HONG KONG (Reuters) – Hong Kong police fired tear gas to break up rallies as black-clad activists blocked roads and trashed shopping malls across the New Territories on Sunday on the 24th straight weekend of anti-government protests.
Protesters are detained by riot police officers during an anti-government demonstration in Hong Kong, China, November 10, 2019. REUTERS/Tyrone Siu
Pro-democracy protesters vandalized a train station in the central new town of Sha Tin and smashed up a restaurant perceived as being pro-Beijing, overturning banqueting tables and smashing glass panels, two weeks before district council elections in the Chinese-ruled city.
Violence spilled out onto the streets of Tuen Mun outside the “V city” mall, with running battles between riot police and protesters.
Now TV showed pictures of a circular, red welt and bruise on the upper arm of one of its reporters who said she had been hit by a tear gas canister in Tsuen Wan, to the west of the New Territories.
The rail station was closed in Sha Tin, amid scuffles between police and protesters young and old, on a day of planned shopping mall protests throughout the territory. Shopping districts across the harbor on the main island were quiet.
“Radical protesters have been gathering in multiple locations across the territories,” police said in a statement.
“They have been loitering in several malls and vandalizing shops and facilities therein, neglecting the safety of members of the public.”
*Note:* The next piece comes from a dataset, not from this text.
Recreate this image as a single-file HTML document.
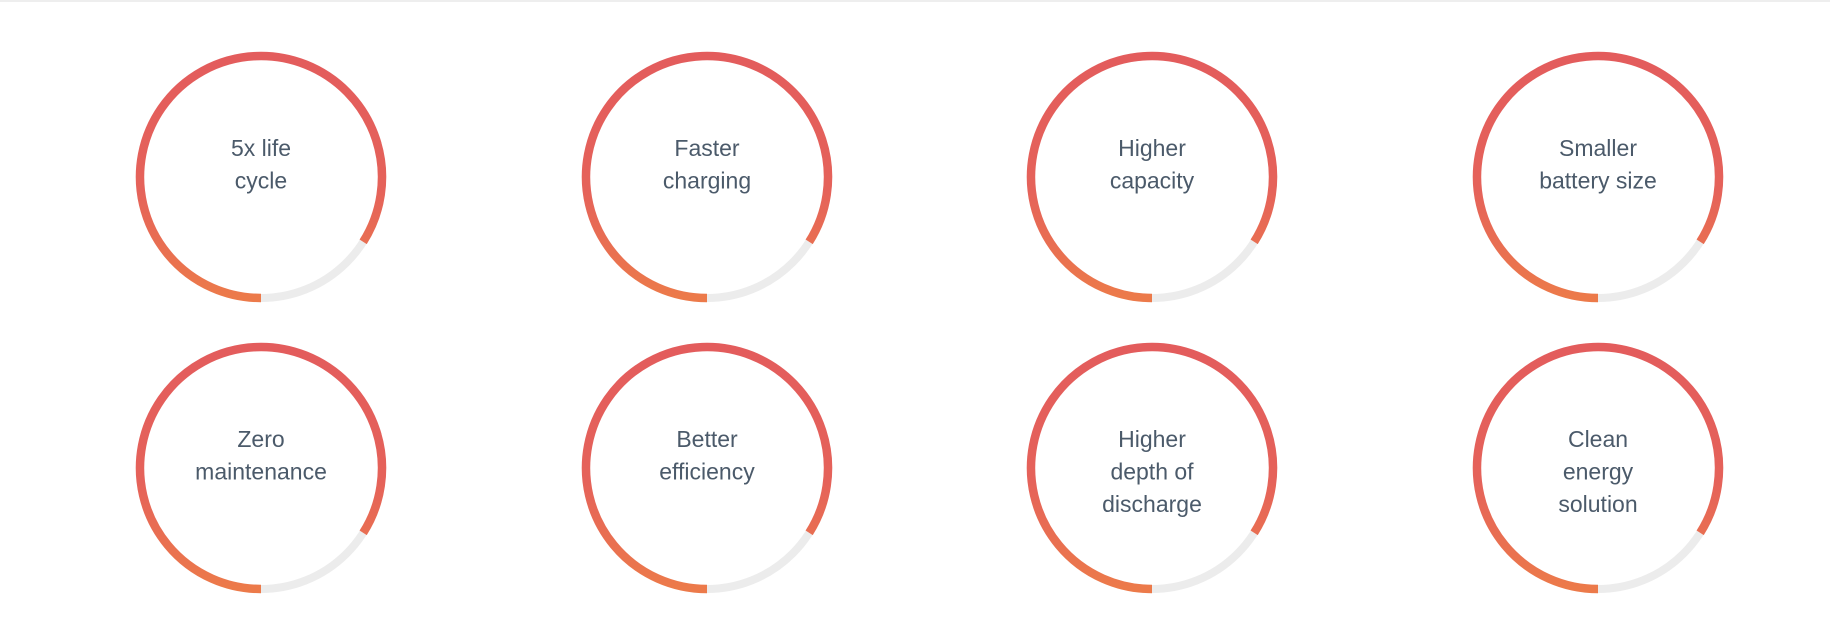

Protesters daubed graffiti and damaged shops at Festival Walk in Kowloon Tong and “stormed” shops in Tsuen Wan, police said. They made several arrests at Festival Walk where fistfights broke out and people hit each other with sticks.
The protesters are angry about what they see as police brutality and meddling by Beijing in the former British colony’s freedoms, guaranteed by the “one country, two systems” formula in place since the territory returned to Chinese rule in 1997.
China denies interfering and has blamed Western countries for stirring up trouble.
CALL FOR REVENGE
Thousands of people gathered on a Saturday night vigil for “martyrs”, after a student died in hospital this week following a high fall during a protest. Many called for revenge.
Seven pro-democracy city lawmakers have been detained or face arrest and are due to appear in court on Monday on charges of obstructing a May meeting of the local assembly, according to police and several of the lawmakers.
“We believe that the government together with the police, as well as the pro-establishment camp, they are trying to escalate the anger of Hong Kong people in order to cancel or even to postpone the upcoming district council election,” Tanya Chan, a pro-democracy lawmaker, told reporters on Saturday.
One of the arrested lawmakers, Gary Fan, said the detentions were the result of “political prosecutions and judicial crackdowns” by Hong Kong chief executive Carrie Lam.
The elections are due on Nov. 24
Protesters have also called for a general strike on Monday and for people to block public transport, although such calls in the past have often come to nothing.
The colony of Hong Kong island and the Kowloon peninsula, acquired after two “opium wars” with China, was expanded to include the much larger, rural New Territories on a 99-year lease in 1898. Britain returned all the land to China when that lease expired in 1997.
Protesters have thrown petrol bombs and rocks at police who have responded with tear gas, pepper spray, water cannon, rubber bullets and several rounds of live ammunition. They deny using excessive force.
Protesters have demanded an independent inquiry into police tactics, something Hong Kong leader Carrie Lam has refused.
A five-member international Independent Expert Panel said that an analysis of the Hong Kong police watchdog, the Independent Police Complaints Council, indicated a shortfall in its powers and “independent investigative capability” to look into policing during the protests.